Field of Definition of a Meromorphic Function Question
Let X be a smooth, projective curve over the algebraic closure of ℚ. Let f:X->ℙ1 be a meromorphic function. Assume that the zeros and the poles are defined over some number field, K. Then does this imply that cf is defined over K, for some c?
If so, do we have to assume that the zeros and poles are individually defined over K, or would this work if they are collectively defined over K as well?
Clarification
By being collectively defined I mean that there's some K-model of X, XK, and a closed subscheme YK of XK, such that after base change YK becomes the ramification locus of f.
Thoughts
Let D:=(f). Obviously, H0(O(D),X) is 1 dimensional. DK:=(fK) will also be degree 0, so all that's left to show is that H0(O(DK),XK) is also nonzero. This smacks of some invariance of cohomology theorem. I couldn't quite find the right one to use.

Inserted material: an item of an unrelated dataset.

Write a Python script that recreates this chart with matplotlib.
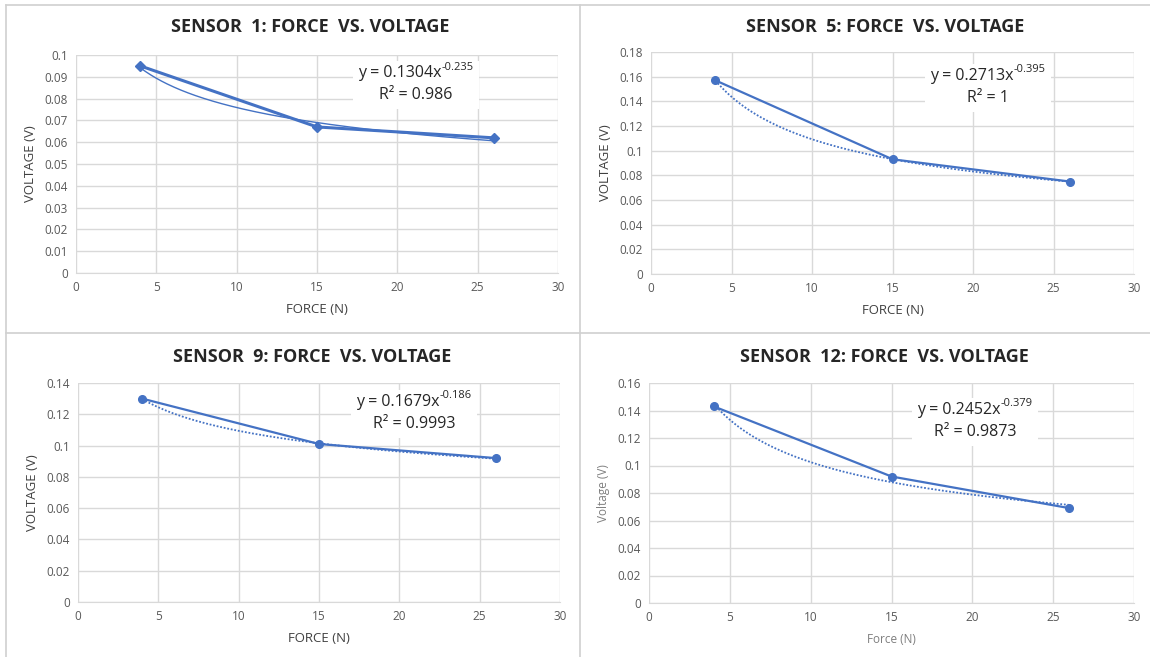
import numpy as np
import matplotlib
matplotlib.use("Agg")
import matplotlib.pyplot as plt
from matplotlib.lines import Line2D
from matplotlib.patches import Rectangle

plt.rcParams['font.family'] = ['Open Sans', 'DejaVu Sans']

force = [4, 15, 26]

# sensor readings (V)
sensor_names = ["SENSOR  1: FORCE  VS. VOLTAGE", "SENSOR  5: FORCE  VS. VOLTAGE",
                "SENSOR  9: FORCE  VS. VOLTAGE", "SENSOR  12: FORCE  VS. VOLTAGE"]
volt_s1 = [0.095, 0.067, 0.062]
volt_s5 = [0.157, 0.093, 0.075]
volt_s9 = [0.130, 0.101, 0.092]
volt_s12 = [0.143, 0.092, 0.069]

# power trendlines as printed on the charts: y = a * x^b
fit_a = ["0.1304", "0.2713", "0.1679", "0.2452"]
fit_b = ["-0.235", "-0.395", "-0.186", "-0.379"]
fit_r2 = ["0.986", "1", "0.9993", "0.9873"]

y_max = [0.1, 0.18, 0.14, 0.16]
y_step = [0.01, 0.02, 0.02, 0.02]

blue = "#4472C4"
grid_c = "#D9D9D9"
tick_c = "#595959"

W, H = 1150, 657
fig = plt.figure(figsize=(11.5, 6.57), dpi=100)

def fx(px):
    return px / W

def fy(py):
    return 1 - py / H

# panel borders
for (x0, y0, x1, y1) in [(6, 5, 1150, 5), (6, 5, 6, 657), (580, 5, 580, 657), (6, 333, 1150, 333)]:
    fig.add_artist(Line2D([fx(x0), fx(x1)], [fy(y0), fy(y1)], color="#D0D0D0", lw=1.2))

# axes boxes in pixels: left, top, right, bottom
boxes = [(76, 55, 558, 273), (651, 52, 1134, 274), (78, 383, 560, 602), (649, 383, 1134, 603)]
title_y = [27, 27, 357, 357]
eq_pos = [(416, 73), (988, 76), (414, 402), (975, 410)]

volts = [volt_s1, volt_s5, volt_s9, volt_s12]
renderer = fig.canvas.get_renderer()

for i, (l, t, r, b) in enumerate(boxes):
    ax = fig.add_axes([fx(l), fy(b), fx(r - l), (b - t) / H])
    v = volts[i]
    a = float(fit_a[i])
    p = float(fit_b[i])
    xs = np.linspace(force[0], force[-1], 200)
    ys = a * xs ** p
    if i == 0:
        ax.plot(xs, ys, color=blue, lw=1.0, zorder=3)
        ax.plot(force, v, color=blue, lw=2.2, marker="D", ms=5, zorder=4)
    else:
        ax.plot(xs, ys, color=blue, lw=1.3, ls=(0, (1, 1)), zorder=3)
        ax.plot(force, v, color=blue, lw=1.6, marker="o", ms=5.5, zorder=4)

    ax.set_xlim(0, 30)
    ax.set_ylim(0, y_max[i])
    ax.set_xticks(range(0, 31, 5))
    yt = np.round(np.arange(0, y_max[i] + y_step[i] / 2, y_step[i]), 3)
    ax.set_yticks(yt)
    ax.set_yticklabels(["%g" % val for val in yt])
    ax.grid(True, color=grid_c, lw=1.0)
    ax.set_axisbelow(True)
    for s in ["top", "right", "left"]:
        ax.spines[s].set_visible(False)
    ax.spines["bottom"].set_color(grid_c)
    ax.tick_params(length=0, colors=tick_c, labelsize=8.5, pad=6)

    if i == 3:
        ax.set_xlabel("Force (N)", fontsize=8.5, color="#7F7F7F", labelpad=6)
        ax.set_ylabel("Voltage (V)", fontsize=8.5, color="#7F7F7F", labelpad=5)
    else:
        ax.set_xlabel("FORCE (N)", fontsize=9.5, color="#404040", labelpad=6)
        ax.set_ylabel("VOLTAGE (V)", fontsize=9.5, color="#404040", labelpad=5)

    cx = fx((l + r) / 2)
    fig.text(cx - 0.006, fy(title_y[i]), sensor_names[i], ha="center", va="center",
             fontsize=13, fontweight="bold", color="#262626")

    # trendline label: base text plus a small superscript, centred as one line
    ex, ey = eq_pos[i]
    base = fig.text(0, fy(ey), "y = %sx" % fit_a[i], ha="left", va="center",
                    fontsize=11.5, color="#262626", zorder=6)
    sup = fig.text(0, fy(ey - 6), fit_b[i], ha="left", va="center",
                   fontsize=8, color="#262626", zorder=6)
    wb = base.get_window_extent(renderer).width
    ws = sup.get_window_extent(renderer).width
    x_start = ex - (wb + ws) / 2
    base.set_x(fx(x_start))
    sup.set_x(fx(x_start + wb))
    fig.text(fx(ex), fy(ey + 22), "R² = %s" % fit_r2[i], ha="center", va="center",
             fontsize=11.5, color="#262626", zorder=6)
    fig.add_artist(Rectangle((fx(x_start - 5), fy(ey + 36)), fx(wb + ws + 10), 48 / H,
                             transform=fig.transFigure, facecolor="white",
                             edgecolor="none", zorder=5))

fig.savefig("out.png", dpi=100, facecolor="white")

If this  line of argument works, this seems to imply that the ramification locus may be defined merely collectively.
 A: It is not sufficient that the subscheme of poles and zeroes is defined together over $K$, as the example of the function $(z+i)/(z-i):\mathbb P^1 \to \mathbb P^1$, defined only over $\mathbb Q(i)$, illustrates.
If poles of $f$, which form together a subscheme $D_\infty$, are defined over $K$, then the line bundle $\mathcal O(D_\infty)$ is defined over $K$. $f$ can be defined as the section of this line bundle that has the most poles, so it should be defined over $K$ as well.
More formally, suppose $f$ is not defined over $K$ (where $K$ is a separable extension of base field, which is $\mathbb Q$ here anyway). Then for some element $\sigma$ of Galois group of base field $f$ and $\sigma f$ would be sections of $\mathcal O(D_\infty)$ that have the same poles and zeroes, so their ratio would be a holomorphic function on $X$, thus constant. 
Therefore every $\sigma$ must act as a multiplication by constant. It remains to select any source point $x$ and divide the function by $f(x)$. After this, action of $\sigma$ will have to be multiplication by 1, thus a multiple of $f$ is defined over $K$ indeed.